I've read a bit of Crime and Punishment before losing my copy and enjoyed it quite a bit, and seeing as I had a copy of The Idiot I decided to read it too, but I'm about 100 pages in and it's incredibly dull. Does it get any better? Note, I'm not all that familiar with Dostoyevsky's works, so don't call me a faggot or anything.
>>7563656 I just finished TBK yesterday. I'm already planning on coming back to it after reading more of Dostoevsky's work. There's no way I fully appreciated it, the only other thing I've read by him was The Double.
>>7563716 It's not that I find the fact that "nothing really happens" so to speak boring, but in culmination with the incredibly long Russian names and vague relationships to one another makes it a bit confusing, but maybe I am just too pleb for it. I started reading it and stopped, then picked it up a couple of months later, having forgotten a good deal of the relationships between the characters, maybe that's my problem? Anyway, if you really think it's not for me based on so little I suppose I just won't read it.
>>7563699 It is pretty shit, but weirdly I just picked it up again & am enjoy the second half much more. I did some simple web-level secondary reading before the second try, which paid off a bit I guess.

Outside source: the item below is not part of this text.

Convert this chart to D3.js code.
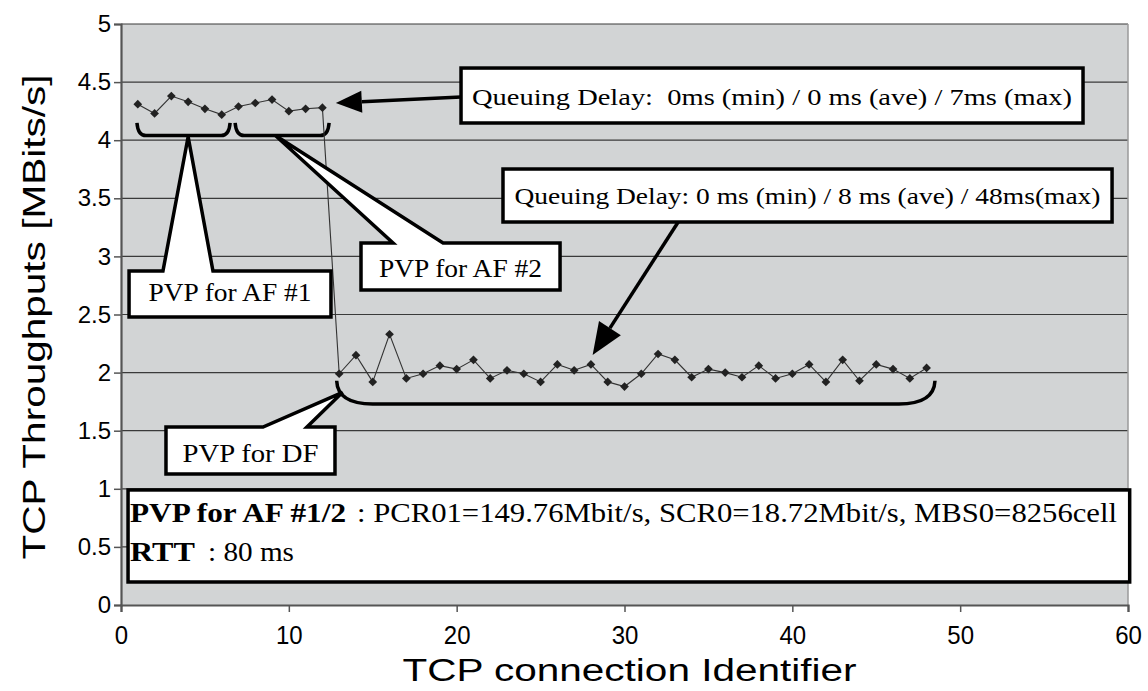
<!DOCTYPE html>
<html>
<head>
<meta charset="utf-8">
<script src="https://cdn.jsdelivr.net/npm/d3@7"></script>
<style>
  html, body { margin: 0; padding: 0; background: #ffffff; }
  svg { display: block; }
  .pre { white-space: pre; }
</style>
</head>
<body>
<svg id="chart" width="1148" height="691"></svg>
<script>
// ---- data -------------------------------------------------------------
const connectionIds = [1, 2, 3, 4, 5, 6, 7, 8, 9, 10, 11, 12,
  13, 14, 15, 16, 17, 18, 19, 20, 21, 22, 23, 24, 25, 26, 27, 28, 29, 30,
  31, 32, 33, 34, 35, 36, 37, 38, 39, 40, 41, 42, 43, 44, 45, 46, 47, 48];
const throughput = [4.31, 4.23, 4.38, 4.33, 4.27, 4.22, 4.29, 4.32, 4.35, 4.25, 4.27, 4.28,
  1.99, 2.15, 1.92, 2.33, 1.95, 1.99, 2.06, 2.03, 2.11, 1.95, 2.02, 1.99, 1.92, 2.07, 2.02, 2.07, 1.92, 1.88,
  1.99, 2.16, 2.11, 1.96, 2.03, 2.00, 1.96, 2.06, 1.95, 1.99, 2.07, 1.92, 2.11, 1.93, 2.07, 2.03, 1.95, 2.04];
const xTicks = [0, 10, 20, 30, 40, 50, 60];
const yTicks = [0, 0.5, 1, 1.5, 2, 2.5, 3, 3.5, 4, 4.5, 5];
const yTickLabels = ["0", "0.5", "1", "1.5", "2", "2.5", "3", "3.5", "4", "4.5", "5"];
const xTitle = "TCP connection Identifier";
const yTitle = "TCP Throughputs [MBits/s]";
const groupLabels = ["PVP for AF #1", "PVP for AF #2", "PVP for DF"];
const delayLabels = ["Queuing Delay:  0ms (min) / 0 ms (ave) / 7ms (max)",
                     "Queuing Delay: 0 ms (min) / 8 ms (ave) / 48ms(max)"];
const settingsBold = ["PVP for AF #1/2", "RTT"];
const settingsText = [": PCR01=149.76Mbit/s, SCR0=18.72Mbit/s, MBS0=8256cell", ": 80 ms"];

// ---- layout -----------------------------------------------------------
const svg = d3.select("#chart");
const plot = { left: 121, right: 1128, top: 24, bottom: 605 };
const x = d3.scaleLinear().domain([0, 60]).range([plot.left, plot.right]);
const y = d3.scaleLinear().domain([0, 5]).range([plot.bottom, plot.top]);
const P = (a, b) => [x(a), y(b)];

const serif = "'Liberation Serif', 'DejaVu Serif', serif";
const sans = "'Liberation Sans', Arial, sans-serif";

// plot background
svg.append("rect")
  .attr("x", plot.left).attr("y", plot.top)
  .attr("width", plot.right - plot.left).attr("height", plot.bottom - plot.top)
  .attr("fill", "#d2d4d5");

// horizontal grid lines
svg.append("g").selectAll("line").data(yTicks.slice(1)).join("line")
  .attr("x1", plot.left).attr("x2", plot.right)
  .attr("y1", d => y(d)).attr("y2", d => y(d))
  .attr("stroke", "#3a3a3a").attr("stroke-width", 1.2);

// right frame edge
svg.append("line")
  .attr("x1", plot.right).attr("x2", plot.right)
  .attr("y1", plot.top).attr("y2", plot.bottom)
  .attr("stroke", "#9a9a9a").attr("stroke-width", 1.5);

// axes
const yAxis = d3.axisLeft(y).tickValues(yTicks)
  .tickFormat((d, i) => yTickLabels[i]).tickSize(7).tickPadding(3);
const xAxis = d3.axisBottom(x).tickValues(xTicks).tickSize(7).tickPadding(13);

const gy = svg.append("g").attr("transform", `translate(${plot.left},0)`).call(yAxis);
const gx = svg.append("g").attr("transform", `translate(0,${plot.bottom})`).call(xAxis);
[gx, gy].forEach(g => {
  g.select(".domain").attr("stroke", "#555").attr("stroke-width", 2.2);
  g.selectAll(".tick line").attr("stroke", "#555").attr("stroke-width", 1.5);
  g.selectAll("text").attr("fill", "#000").style("font-family", sans).style("font-size", "24px");
});
gx.selectAll("text").attr("transform", "scale(1,1.05)");

// axis titles
svg.append("text")
  .attr("x", (plot.left + plot.right) / 2 + 5).attr("y", 681)
  .attr("text-anchor", "middle")
  .attr("textLength", 454).attr("lengthAdjust", "spacingAndGlyphs")
  .style("font-family", sans).style("font-size", "31px")
  .text(xTitle);
svg.append("text")
  .attr("transform", `translate(45,${317}) rotate(-90)`)
  .attr("text-anchor", "middle")
  .attr("textLength", 485).attr("lengthAdjust", "spacingAndGlyphs")
  .style("font-family", sans).style("font-size", "32px")
  .text(yTitle);

// group brackets under the points
const braces = [
  { span: [0.95, 6.5], top: 4.15, bottom: 4.04, r: 9 },
  { span: [6.8, 12.4], top: 4.15, bottom: 4.04, r: 9 },
  { span: [12.85, 48.5], top: 1.93, bottom: 1.73, r: 36 }
];
svg.append("g").selectAll("path").data(braces).join("path")
  .attr("d", b => {
    const x0 = x(b.span[0]), x1 = x(b.span[1]), yt = y(b.top), yb = y(b.bottom);
    return `M${x0},${yt} Q${x0 + 1},${yb} ${x0 + b.r},${yb} L${x1 - b.r},${yb} Q${x1 - 1},${yb} ${x1},${yt}`;
  })
  .attr("fill", "none").attr("stroke", "#000").attr("stroke-width", 3.5);

// throughput series
const pts = connectionIds.map((id, i) => [id, throughput[i]]);
svg.append("path")
  .datum(pts)
  .attr("d", d3.line().x(d => x(d[0])).y(d => y(d[1])))
  .attr("fill", "none").attr("stroke", "#333").attr("stroke-width", 1.1);
svg.append("g").selectAll("path").data(pts).join("path")
  .attr("transform", d => `translate(${x(d[0])},${y(d[1])}) rotate(45)`)
  .attr("d", d3.symbol(d3.symbolSquare, 38))
  .attr("fill", "#222");

// callouts naming the PVP groups
const callouts = [
  { box: [0.48, 12.51, 2.874, 2.478], base: [2.50, 5.48], tip: [4.0, 4.03], len: 163, dy: 7 },
  { box: [14.30, 26.16, 3.115, 2.711], base: [16.21, 19.19], tip: [9.2, 4.04], len: 163, dy: 10 },
  { box: [2.68, 12.75, 1.532, 1.127], base: [8.46, 11.08], tip: [13.2, 1.83], len: 136, dy: 11 }
];
const cg = svg.append("g");
callouts.forEach((c, i) => {
  const [bx0, bx1, byt, byb] = c.box;
  const pts = [P(bx0, byt), P(c.base[0], byt), P(c.tip[0], c.tip[1]), P(c.base[1], byt),
               P(bx1, byt), P(bx1, byb), P(bx0, byb)];
  cg.append("path")
    .attr("d", "M" + pts.map(p => p.join(",")).join("L") + "Z")
    .attr("fill", "#fff").attr("stroke", "#000").attr("stroke-width", 3.5)
    .attr("stroke-linejoin", "miter");
  cg.append("text")
    .attr("x", (x(bx0) + x(bx1)) / 2).attr("y", (y(byt) + y(byb)) / 2 + c.dy)
    .attr("text-anchor", "middle")
    .attr("textLength", c.len).attr("lengthAdjust", "spacingAndGlyphs")
    .style("font-family", serif).style("font-size", "26px")
    .text(groupLabels[i]);
});

// queuing delay boxes with arrows
const delayBoxes = [
  { box: [20.26, 57.32, 4.621, 4.148], from: [20.26, 4.372], to: [12.8, 4.32], len: 600, dy: 9, head: [26, 11] },
  { box: [22.76, 59.05, 3.752, 3.296], from: [33.2, 3.296], to: [28.1, 2.151], len: 586, dy: 8, head: [32, 13] }
];
const dg = svg.append("g");
delayBoxes.forEach((d, i) => {
  const [bx0, bx1, byt, byb] = d.box;
  const [fx, fy] = P(d.from[0], d.from[1]);
  const [tx, ty] = P(d.to[0], d.to[1]);
  const ang = Math.atan2(ty - fy, tx - fx);
  const [hl, hw] = d.head;
  const bxp = tx - hl * Math.cos(ang), byp = ty - hl * Math.sin(ang);
  dg.append("line")
    .attr("x1", fx).attr("y1", fy).attr("x2", bxp).attr("y2", byp)
    .attr("stroke", "#000").attr("stroke-width", 3.5);
  dg.append("path")
    .attr("d", `M${tx},${ty}L${bxp + hw * Math.sin(ang)},${byp - hw * Math.cos(ang)}L${bxp - hw * Math.sin(ang)},${byp + hw * Math.cos(ang)}Z`)
    .attr("fill", "#000");
  dg.append("rect")
    .attr("x", x(bx0)).attr("y", y(byt))
    .attr("width", x(bx1) - x(bx0)).attr("height", y(byb) - y(byt))
    .attr("fill", "#fff").attr("stroke", "#000").attr("stroke-width", 3.5);
  dg.append("text").attr("class", "pre")
    .attr("x", (x(bx0) + x(bx1)) / 2).attr("y", (y(byt) + y(byb)) / 2 + d.dy)
    .attr("text-anchor", "middle")
    .attr("textLength", d.len).attr("lengthAdjust", "spacingAndGlyphs")
    .style("font-family", serif).style("font-size", "24px")
    .text(delayLabels[i]);
});

// settings box
const sBox = [0.42, 60.1, 0.99, 0.198];
svg.append("rect")
  .attr("x", x(sBox[0])).attr("y", y(sBox[2]))
  .attr("width", x(sBox[1]) - x(sBox[0])).attr("height", y(sBox[3]) - y(sBox[2]))
  .attr("fill", "#fff").attr("stroke", "#000").attr("stroke-width", 3.5);
const sLines = [
  { baseline: 522, bold: [130, 216], rest: [357, 760] },
  { baseline: 561, bold: [130, 65], rest: [208, 86] }
];
sLines.forEach((l, i) => {
  svg.append("text")
    .attr("x", l.bold[0]).attr("y", l.baseline)
    .attr("textLength", l.bold[1]).attr("lengthAdjust", "spacingAndGlyphs")
    .style("font-family", serif).style("font-weight", "bold").style("font-size", "28px")
    .text(settingsBold[i]);
  svg.append("text")
    .attr("x", l.rest[0]).attr("y", l.baseline)
    .attr("textLength", l.rest[1]).attr("lengthAdjust", "spacingAndGlyphs")
    .style("font-family", serif).style("font-size", "28px")
    .text(settingsText[i]);
});
</script>
</body>
</html>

>>7563727 >>7563752 A lot of the book flounders to build up characters and relations. I mean, even after the first half can't you perfectly picture the Prince and Natasya and Rogozin? They're all such well-realized characters and completely believeable.
This 'floundering' gets paid off in a few really incredibly scenes at the end.

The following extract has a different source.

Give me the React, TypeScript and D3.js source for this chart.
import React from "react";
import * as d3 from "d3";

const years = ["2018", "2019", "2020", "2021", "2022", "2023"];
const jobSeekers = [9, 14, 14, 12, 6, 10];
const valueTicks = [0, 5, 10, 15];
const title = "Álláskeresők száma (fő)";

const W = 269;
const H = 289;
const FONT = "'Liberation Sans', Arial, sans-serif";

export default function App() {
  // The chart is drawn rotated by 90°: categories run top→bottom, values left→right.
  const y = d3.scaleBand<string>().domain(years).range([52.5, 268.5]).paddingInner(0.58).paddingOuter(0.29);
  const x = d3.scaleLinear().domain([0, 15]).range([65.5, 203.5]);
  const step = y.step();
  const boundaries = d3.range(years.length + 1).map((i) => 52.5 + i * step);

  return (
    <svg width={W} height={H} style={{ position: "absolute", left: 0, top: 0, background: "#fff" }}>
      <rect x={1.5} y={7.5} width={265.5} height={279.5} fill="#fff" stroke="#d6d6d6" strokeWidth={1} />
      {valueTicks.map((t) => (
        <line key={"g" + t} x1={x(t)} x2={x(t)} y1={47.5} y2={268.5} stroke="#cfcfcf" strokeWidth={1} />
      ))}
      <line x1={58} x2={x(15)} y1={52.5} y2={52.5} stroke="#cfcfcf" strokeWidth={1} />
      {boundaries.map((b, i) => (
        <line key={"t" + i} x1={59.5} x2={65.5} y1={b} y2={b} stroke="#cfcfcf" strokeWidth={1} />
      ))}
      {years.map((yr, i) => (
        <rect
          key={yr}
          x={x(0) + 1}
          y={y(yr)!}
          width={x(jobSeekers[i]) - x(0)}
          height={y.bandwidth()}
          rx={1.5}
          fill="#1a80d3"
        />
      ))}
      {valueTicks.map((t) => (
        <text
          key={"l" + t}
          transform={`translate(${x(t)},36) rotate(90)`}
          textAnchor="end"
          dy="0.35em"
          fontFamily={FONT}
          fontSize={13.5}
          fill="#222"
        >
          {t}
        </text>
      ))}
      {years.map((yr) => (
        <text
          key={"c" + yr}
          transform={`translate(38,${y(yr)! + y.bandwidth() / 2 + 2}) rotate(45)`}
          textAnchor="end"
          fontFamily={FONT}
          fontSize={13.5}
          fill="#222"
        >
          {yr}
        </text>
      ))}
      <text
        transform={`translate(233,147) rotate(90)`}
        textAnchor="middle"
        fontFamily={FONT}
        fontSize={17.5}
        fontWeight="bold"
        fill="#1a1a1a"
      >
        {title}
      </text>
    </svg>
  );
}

For those who have read it, I think the part where the three young nihilhists come in and accuse Myshkin of whatever it is is unforgettable. The way slowly, over the course of the conversation, everyone (even his friends) turn on him is so terrifying because the Prince is just trying to be the best he can be but it's almost repulsive to just about everyone there
The Idiot is definitely worth finishing, I think. There's a couple of other fantastic scenes in there
>>7563585 No need to reaD THE NVELS OF THIS RUSSIAN VODKA MAN it is that thet are akk trasnkations and not worh without proper understanding of russian literature, so get a copy where bofth, so you can maybe see prose fidddferences, other wise you should stick to jams joyce
>>7563866 I was asking for your literary reasons list. Still haven't gotten it. Try to avoid the point of my posts but if you have no reasons behind the list in the order how to read this author you can fuck off and die in a ditch.

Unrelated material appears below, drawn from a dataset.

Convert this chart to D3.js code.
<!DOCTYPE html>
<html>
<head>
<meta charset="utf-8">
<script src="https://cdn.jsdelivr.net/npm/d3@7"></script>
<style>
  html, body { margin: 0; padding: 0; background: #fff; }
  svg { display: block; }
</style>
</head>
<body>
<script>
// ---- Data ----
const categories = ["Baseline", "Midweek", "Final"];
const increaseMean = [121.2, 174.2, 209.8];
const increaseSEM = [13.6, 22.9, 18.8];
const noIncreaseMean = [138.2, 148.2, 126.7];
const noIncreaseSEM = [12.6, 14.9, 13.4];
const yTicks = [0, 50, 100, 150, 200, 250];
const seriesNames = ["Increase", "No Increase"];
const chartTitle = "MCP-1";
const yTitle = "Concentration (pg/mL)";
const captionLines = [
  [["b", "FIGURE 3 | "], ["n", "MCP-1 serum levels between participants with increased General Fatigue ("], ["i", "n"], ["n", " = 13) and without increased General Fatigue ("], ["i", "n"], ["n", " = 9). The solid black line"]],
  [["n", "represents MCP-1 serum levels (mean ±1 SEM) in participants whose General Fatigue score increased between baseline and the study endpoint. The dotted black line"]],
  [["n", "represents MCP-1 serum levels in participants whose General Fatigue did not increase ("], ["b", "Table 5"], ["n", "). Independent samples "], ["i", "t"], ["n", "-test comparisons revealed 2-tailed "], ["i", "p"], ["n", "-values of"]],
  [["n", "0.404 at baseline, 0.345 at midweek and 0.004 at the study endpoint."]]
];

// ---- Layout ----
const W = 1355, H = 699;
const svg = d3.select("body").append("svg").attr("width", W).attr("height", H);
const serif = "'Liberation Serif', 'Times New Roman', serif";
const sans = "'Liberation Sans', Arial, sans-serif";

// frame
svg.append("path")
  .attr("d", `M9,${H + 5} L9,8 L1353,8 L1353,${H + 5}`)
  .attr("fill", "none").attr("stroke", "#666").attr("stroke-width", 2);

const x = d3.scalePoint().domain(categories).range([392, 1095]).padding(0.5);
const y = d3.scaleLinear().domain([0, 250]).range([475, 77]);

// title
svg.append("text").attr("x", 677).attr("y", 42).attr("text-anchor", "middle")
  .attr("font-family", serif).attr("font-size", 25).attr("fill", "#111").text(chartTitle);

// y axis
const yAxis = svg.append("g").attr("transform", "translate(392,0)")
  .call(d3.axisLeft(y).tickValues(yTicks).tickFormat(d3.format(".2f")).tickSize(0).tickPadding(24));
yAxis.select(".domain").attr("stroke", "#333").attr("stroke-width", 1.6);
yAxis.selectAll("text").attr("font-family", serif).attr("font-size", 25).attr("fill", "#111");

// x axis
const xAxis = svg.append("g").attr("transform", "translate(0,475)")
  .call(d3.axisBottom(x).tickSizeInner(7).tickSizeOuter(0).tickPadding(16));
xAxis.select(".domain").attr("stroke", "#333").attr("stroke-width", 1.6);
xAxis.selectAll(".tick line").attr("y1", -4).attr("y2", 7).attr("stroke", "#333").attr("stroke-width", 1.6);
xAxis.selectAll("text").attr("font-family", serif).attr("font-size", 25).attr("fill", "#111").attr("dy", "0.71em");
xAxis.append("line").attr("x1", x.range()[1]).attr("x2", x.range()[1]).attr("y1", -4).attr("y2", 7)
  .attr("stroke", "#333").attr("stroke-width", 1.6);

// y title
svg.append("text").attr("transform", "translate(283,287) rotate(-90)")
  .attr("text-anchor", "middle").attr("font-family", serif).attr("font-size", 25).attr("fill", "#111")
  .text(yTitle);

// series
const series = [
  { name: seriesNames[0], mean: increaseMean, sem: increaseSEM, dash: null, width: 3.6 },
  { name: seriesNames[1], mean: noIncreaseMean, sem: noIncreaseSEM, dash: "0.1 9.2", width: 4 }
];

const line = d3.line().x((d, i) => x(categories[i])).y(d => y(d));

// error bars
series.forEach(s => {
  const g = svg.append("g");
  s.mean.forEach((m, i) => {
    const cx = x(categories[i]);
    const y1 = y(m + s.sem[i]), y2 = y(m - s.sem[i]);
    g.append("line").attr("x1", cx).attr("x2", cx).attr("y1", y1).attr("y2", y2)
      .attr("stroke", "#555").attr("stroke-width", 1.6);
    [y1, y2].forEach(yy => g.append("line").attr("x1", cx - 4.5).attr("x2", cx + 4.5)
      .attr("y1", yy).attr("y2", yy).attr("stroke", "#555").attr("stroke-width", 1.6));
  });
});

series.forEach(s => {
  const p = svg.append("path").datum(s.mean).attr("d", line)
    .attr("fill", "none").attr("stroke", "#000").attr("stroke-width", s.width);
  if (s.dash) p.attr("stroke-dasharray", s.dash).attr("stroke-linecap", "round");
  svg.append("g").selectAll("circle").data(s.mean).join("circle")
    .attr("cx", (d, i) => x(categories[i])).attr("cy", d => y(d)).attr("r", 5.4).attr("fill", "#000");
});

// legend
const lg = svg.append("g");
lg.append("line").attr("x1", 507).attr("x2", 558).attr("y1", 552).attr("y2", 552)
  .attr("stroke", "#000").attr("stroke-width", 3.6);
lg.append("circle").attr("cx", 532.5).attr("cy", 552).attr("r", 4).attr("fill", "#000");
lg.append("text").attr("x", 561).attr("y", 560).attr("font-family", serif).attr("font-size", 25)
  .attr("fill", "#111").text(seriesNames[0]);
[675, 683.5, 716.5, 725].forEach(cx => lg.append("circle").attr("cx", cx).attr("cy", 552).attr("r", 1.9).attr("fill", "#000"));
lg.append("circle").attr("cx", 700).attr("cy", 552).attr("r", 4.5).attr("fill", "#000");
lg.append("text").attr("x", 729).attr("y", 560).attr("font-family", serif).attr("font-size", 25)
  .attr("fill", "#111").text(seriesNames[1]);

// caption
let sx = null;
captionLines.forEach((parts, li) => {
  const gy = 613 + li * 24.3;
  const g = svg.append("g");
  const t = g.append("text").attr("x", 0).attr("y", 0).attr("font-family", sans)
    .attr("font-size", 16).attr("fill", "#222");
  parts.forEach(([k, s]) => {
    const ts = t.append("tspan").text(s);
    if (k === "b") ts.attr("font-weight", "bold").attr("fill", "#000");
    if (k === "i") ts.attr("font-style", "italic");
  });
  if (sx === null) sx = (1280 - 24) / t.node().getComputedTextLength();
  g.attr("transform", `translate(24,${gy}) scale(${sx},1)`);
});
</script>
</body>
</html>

>>7563866 >>7563879 LISTM can be fun but careful tot to fall into one yourself eyou would be reduced to a number like that vanks do to you and yoy qill lose your identity, ro vur a list number dont do that
There's a certain quality in Russian literature that's not very well understood in the west, and that is Russian Inertia: The unwillingness to act, to remain stolid and unmoved in the face of events, which for Russians has many sources, but most intriguingly as a form of protest against authority, against life, and against oneself. The motivation being that situations can be overcome by waiting them out, using boredom and malaise as strategic principles, even if you die while doing so.
>>7563927 >MacAndrew IN STARTING out on the life of my hero, Alexei Fyodorovich Karamazov, I feel somewhat at a loss. By this I mean that, although I refer to Alexei (Alyosha) as my hero, I am well aware that he is by no means a great man, and this leads me to anticipate such obvious questions as: “What is so remarkable about your Alexei Karamazov that you should choose him as your hero? What exactly did he accomplish? Who has heard of him and what is he famous for? And why should I, the reader, spend time learning the facts of his life?” >Avsey EVEN as I begin to relate the life story of my hero, Aleksei Fyodorovich Karamazov, I feel somewhat perplexed. The reason is this: although I refer to Aleksei Fyodorovich as my hero, I know very well that he is by no means a great man, and I foresee inevitable questions such as: What makes this Aleksei Fyodorovich so special; why have you chosen him as your hero? What exactly has he done? Who has heard of him, and in what connection? Why should I, the reader, spend my time studying the history of his life? >P&V Starting out on the biography of my hero, Alexei Fyodorovich Karamazov, I find myself in some perplexity. Namely, that while I do call Alexei Fyodorovich my hero, still, I myself know that he is by no means a great man, so that I can foresee the inevitable questions, such as: What is notable about your Alexei Fyodorovich that you should choose him for your hero? What has he really done? To whom is he known, and for what? Why should I, the reader, spend my time studying the facts of his life?
>>7563596 Wrong. >Notes >CP >TBK >the idiot >demons TBK and CP should necessarily be read one after the other, with CP being first as to antiquated you with his writing style before finishing his MO TBK. The idiot and demons are complimentary Dostoyevsky reading.
>>7564482 It's when you're met with such an overwhelming exertion to move in a certain way that if you were to allow yourself the slightest motion, even if intended for resistance, you're forced into submission. So you resist in the only means available, you plant yourself down and refuse.